People like Pete exist within a very narrow realm of experience and they seldom step beyond that comfort zone. They might think of themselves as honest, decent people. When their integrity is tested or life goes off script, they don't know what to do and they are quick to throw others under the bus. Social capillary action tends to draw this kind of person into middle management where their mediocrity, their cowardice and their prosaic dishonesty can become a problem. We have a man of this type currently leading the United Kingdom.
Adversity shapes us, particularly when we are young. Whether it's a part of our life or something we actively seek out, it is an essential component in becoming a well-rounded human being.
A couple of days ago Joe Rogan interviewed Elon Musk on his podcast. You can find it on YouTube and elsewhere. Musk is, I believe, currently the second-richest man in the world – a billionaire many times over. His three hour conversation with Rogan begins with him being verbally berated by Grok – his pet AI. The pair cover a lot of ground, from Musk's ongoing attempt to stop the US from bankrupting itself, to the marooned astronauts on the International Space Station, to Thomas Crooks – the man who narrowly missed assassinating Donald Trump. He also talks at length about the logistics of applying heat-shielding tiles to spacecraft, which turns out to be more complicated than just slapping on some high strength adhesive and then sealing the joins with caulk. It sounds like the most boring topic in the world, but he makes it interesting because it is of interest to him. He seems happy, investing his money in projects that are largely to the betterment of man and the long-term continuation of our species.
Meanwhile, my monthly disposable income amounts to around £20. Like Musk, I too am happy, though I am not building any spaceships and have no designs on colonising Mars. Find a way to engage with the world around you and, whatever your income, you'll be okay.
But Musk isn’t ok and is dismantling civic institutions in the US.
I think many of us have encountered someone like Matt. Years ago I shared a house with a pleasant friendly young guy. But after losing his girlfriend and smoking a lot of weed, his behaviour became unpredictable and he was diagnosed with schizophrenia. One hot summer night he attempted to climb in through my bedroom window, extra scary as the heat meant I was sleeping naked. I shut the window just in time, but soon after he set fire to my post including a birthday present. Enough, we went to the police station. The cops were sympathetic but said they could do little. When they called round, someone on the floor below let Keith into their room, so the cops left. Eventually he disappeared, possibly back to his parents in Yorkshire, though they had disowned him at one stage. The sad thing was that at heart, he was a really nice person, but circumstances plus his weed habit destroyed him.

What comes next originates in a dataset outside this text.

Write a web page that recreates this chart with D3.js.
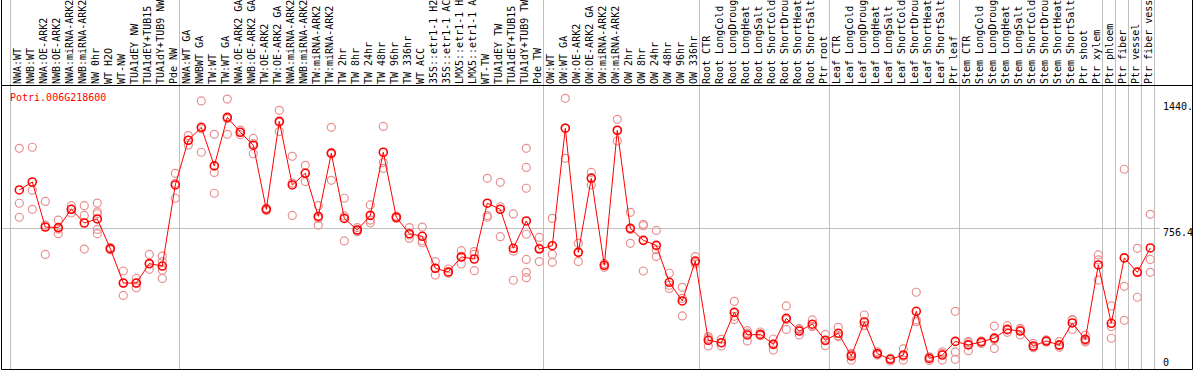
<!DOCTYPE html>
<html>
<head>
<meta charset="utf-8">
<script src="https://cdn.jsdelivr.net/npm/d3@7"></script>
<style>
  html, body { margin: 0; padding: 0; background: #fff; }
  text { font-family: "DejaVu Sans Mono", monospace; font-size: 10px; }
</style>
</head>
<body>
<div class="chart"></div>
<script>
const geneName = 'Potri.006G218600';

// sample names as shown in the header (long ones are cut to fit)
const categories = [
  'NWA:WT', 'NWB:WT', 'NWA:OE-ARK2', 'NWB:OE-ARK2', 'NWA:miRNA-ARK2', 'NWB:miRNA-ARK2',
  'NW 0hr', 'WT H2O', 'WT-NW', 'TUA1dEY NW', 'TUA1dEY+TUB15', 'TUA1dY+TUB9 NW', 'Pde NW',
  'NWA:WT GA', 'NWBWT GA', 'TW:WT', 'TW:WT GA', 'NWA:OE-ARK2 GA', 'NWB:OE-ARK2 GA',
  'TW:OE-ARK2', 'TW:OE-ARK2 GA', 'NWA:miRNA-ARK2', 'NWB:miRNA-ARK2', 'TW:miRNA-ARK2',
  'TW:miRNA-ARK2', 'TW 2hr', 'TW 8hr', 'TW 24hr', 'TW 48hr', 'TW 96hr', 'TW 336hr',
  'WT ACC', '35S::etr1-1 H2', '35S::etr1-1 AC', 'LMX5::etr1-1 H', 'LMX5::etr1-1 A',
  'WT-TW', 'TUA1dEY TW', 'TUA1dEY+TUB15', 'TUA1dY+TUB9 TW', 'Pde TW',
  'OW:WT', 'OW:WT GA', 'OW:OE-ARK2', 'OW:OE-ARK2 GA', 'OW:miRNA-ARK2', 'OW:miRNA-ARK2',
  'OW 2hr', 'OW 8hr', 'OW 24hr', 'OW 48hr', 'OW 96hr', 'OW 336hr',
  'Root CTR', 'Root LongCold', 'Root LongDroug', 'Root LongHeat', 'Root LongSalt',
  'Root ShortCold', 'Root ShortDrou', 'Root ShortHeat', 'Root ShortSalt', 'Ptr root',
  'Leaf CTR', 'Leaf LongCold', 'Leaf LongDroug', 'Leaf LongHeat', 'Leaf LongSalt',
  'Leaf ShortCold', 'Leaf ShortDrou', 'Leaf ShortHeat', 'Leaf ShortSalt', 'Ptr leaf',
  'Stem CTR', 'Stem LongCold', 'Stem LongDroug', 'Stem LongHeat', 'Stem LongSalt',
  'Stem ShortCold', 'Stem ShortDrou', 'Stem ShortHeat', 'Stem ShortSalt', 'Ptr shoot',
  'Ptr xylem', 'Ptr phloem', 'Ptr fiber', 'Ptr vessel', 'Ptr fiber vess'
];

// mean expression per sample
const means = [
  964, 1007, 763, 760, 859, 785, 807, 646, 460, 460, 565, 552, 991,
  1233, 1303, 1094, 1357, 1276, 1206, 859, 1335, 991, 1054, 821, 1162, 810, 747, 826,
  1168, 816, 727, 713, 540, 520, 601, 590, 892, 859, 648, 796, 644,
  662, 1298, 626, 1027, 556, 1287, 756, 691, 664, 464, 363, 579,
  150, 137, 301, 179, 182, 128, 269, 200, 237, 150,
  188, 65, 249, 78, 47, 70, 307, 52, 70, 144,
  125, 141, 162, 209, 200, 119, 146, 125, 244, 155, 558,
  242, 596, 518, 650
];

// replicate values per sample
const replicates = [
  [1189, 892, 816], [1195, 962, 859], [902, 774, 615], [801, 752, 727], [879, 859, 839],
  [879, 826, 644], [893, 845, 835, 750, 727], [652, 646, 640], [525, 460, 393], [485, 460, 435],
  [615, 565, 534], [606, 576, 529, 485], [1054, 1000, 919],
  [1258, 1233, 1207], [1446, 1295, 1168], [1265, 1059, 946], [1456, 1350, 1265], [1288, 1276, 1263],
  [1243, 1215, 1160], [865, 859, 852], [1395, 1330, 1280], [1146, 1001, 826], [1097, 1056, 1009],
  [879, 810, 774], [1303, 1167, 1016], [919, 823, 688], [760, 747, 738], [883, 801, 786],
  [1308, 1112, 1081], [822, 816, 810], [760, 720, 702], [763, 689, 678], [576, 540, 503],
  [536, 520, 513], [635, 605, 563], [630, 615, 527], [1027, 825, 816], [1005, 873, 711],
  [834, 633, 475], [1189, 1086, 973, 724, 588, 518, 489], [707, 649, 576],
  [810, 615, 572], [1460, 1299, 1135], [675, 627, 576], [1059, 1031, 991], [566, 556, 545],
  [1346, 1286, 1229], [843, 750, 675], [778, 770, 525], [745, 639, 603], [513, 448, 431],
  [437, 377, 282], [603, 571, 563],
  [170, 160, 119], [155, 137, 119], [361, 280, 262], [202, 189, 146], [195, 177, 175],
  [157, 130, 97], [336, 262, 209], [213, 208, 179], [260, 227, 224], [182, 147, 121],
  [220, 174, 170], [79, 74, 42], [287, 231, 229], [88, 76, 70], [52, 51, 38],
  [103, 64, 43], [410, 260, 251], [61, 54, 41], [88, 79, 43], [307, 87, 47],
  [143, 137, 94], [146, 144, 133], [227, 154, 106], [229, 206, 193], [215, 206, 179],
  [133, 115, 110], [152, 146, 141], [143, 121, 112], [262, 260, 209], [177, 148, 141],
  [612, 585, 476], [336, 224, 161], [1076, 442, 258], [648, 523, 383], [832, 588, 518]
];

// index of the last sample in each group
const groupEnds = [12, 40, 52, 62, 72, 83, 84, 85, 86, 87];
const yTicks = [1440, 756.4, 0];
const yTickLabels = ['1440.', '756.4', '0'];

let canvas = {
  svg: {},
  xScale: {},
  yScale: {},
  config: {
    svgW: 1194,
    svgH: 370,
    head: 85,
    bottom: 368,
    left: 11.3,
    step: 13
  },
  init: function () {
    this.svg = d3.select('.chart').append('svg')
      .attr('width', this.config.svgW)
      .attr('height', this.config.svgH)
      .style('display', 'block');
    this.bind();
    this.rendor();
  },
  bind: function () {
    let c = this.config;
    this.xScale = d3.scaleBand()
      .domain(d3.range(categories.length))
      .range([c.left, c.left + c.step * categories.length])
      .padding(0);
    this.yScale = d3.scaleLinear().domain([0, 1440]).range([c.bottom, 102]);
  },
  px: function (i) {
    return this.xScale(i) + 8; // point sits right of band centre
  },
  rendor: function () {
    let svg = this.svg;
    let y = this.yScale;

    // middle grid line
    svg.append('line')
      .attr('x1', 1).attr('x2', 1160)
      .attr('y1', Math.round(y(yTicks[1])) + 0.5).attr('y2', Math.round(y(yTicks[1])) + 0.5)
      .attr('stroke', '#c0c0c0');

    // group separators
    svg.append('line')
      .attr('x1', Math.round(this.xScale(0)) - 0.5).attr('x2', Math.round(this.xScale(0)) - 0.5)
      .attr('y1', 0).attr('y2', 369)
      .attr('stroke', '#c0c0c0');
    svg.selectAll('line.sep')
      .data(groupEnds)
      .enter().append('line')
      .attr('class', 'sep')
      .attr('x1', d => Math.round(this.xScale(d) + this.xScale.bandwidth()) - 0.5)
      .attr('x2', d => Math.round(this.xScale(d) + this.xScale.bandwidth()) - 0.5)
      .attr('y1', 0).attr('y2', 369)
      .attr('stroke', '#c0c0c0');

    // frame
    svg.append('path')
      .attr('d', 'M1.5,0V369.5H1192.5V0 M1.5,85.5H1192.5')
      .attr('fill', 'none')
      .attr('stroke', '#000');

    // sample labels
    svg.selectAll('text.lab')
      .data(categories)
      .enter().append('text')
      .attr('class', 'lab')
      .attr('transform', (d, i) => `translate(${this.px(i) + 1.8}, 84) rotate(-90)`)
      .attr('fill', '#000')
      .text(d => d);

    // right axis labels
    svg.selectAll('text.tick')
      .data(yTicks)
      .enter().append('text')
      .attr('class', 'tick')
      .attr('x', 1163)
      .attr('y', d => d === 0 ? 366 : y(d) + 8)
      .attr('fill', '#000')
      .text((d, i) => yTickLabels[i]);

    // gene name
    svg.append('text')
      .attr('x', 10).attr('y', 101)
      .attr('fill', '#ff0000')
      .text(geneName);

    // replicate circles
    let reps = [];
    replicates.forEach((arr, i) => arr.forEach(v => reps.push({ i: i, v: v })));
    svg.selectAll('circle.rep')
      .data(reps)
      .enter().append('circle')
      .attr('class', 'rep')
      .attr('cx', d => this.px(d.i))
      .attr('cy', d => y(d.v))
      .attr('r', 4)
      .attr('fill', 'none')
      .attr('stroke', '#e89090')
      .attr('stroke-width', 1.2);

    // mean line
    let line = d3.line()
      .x((d, i) => this.px(i))
      .y(d => y(d));
    svg.append('path')
      .attr('d', line(means))
      .attr('fill', 'none')
      .attr('stroke', '#ff0000')
      .attr('stroke-width', 1);

    svg.selectAll('circle.mean')
      .data(means)
      .enter().append('circle')
      .attr('class', 'mean')
      .attr('cx', (d, i) => this.px(i))
      .attr('cy', d => y(d))
      .attr('r', 4)
      .attr('fill', 'none')
      .attr('stroke', '#ff0000')
      .attr('stroke-width', 1.6);
  }
};

canvas.init();
</script>
</body>
</html>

White Lotus is great. After It's done I am cancelling HBO. It's fun to watch people creating their own misery in such a luxe location. Well, not fun. But great. Great that those wealthy fools frolic for us in the midst of their individual prisons of greed, fear, desires, ignorance. Why? Because it's familiar. Just blown up to larger than life, and far away. Not just me not liking people with license plates from Connecticut.
Hey, there’s poor folk in Connecticut too :).
I love people from CT, just not when they drive! And I am working on that.
I listened to your interview on Fresh Air. You were brilliant. As always.
Thrilling words of wisdom.
Finally watchwd the Ab Fab movie in which Patsy and Edina do suffer greatly. I will send a link to a discussion on a stage in whic 3 contemporary oil painters of some small reknown discuss the nervous making feeling that by picking up a brush they are forgering dollars. It feels true, sounds true to life.
Happy holiday to Carlo. Great work with Sophie. Thank you. I'll be watching Riviera.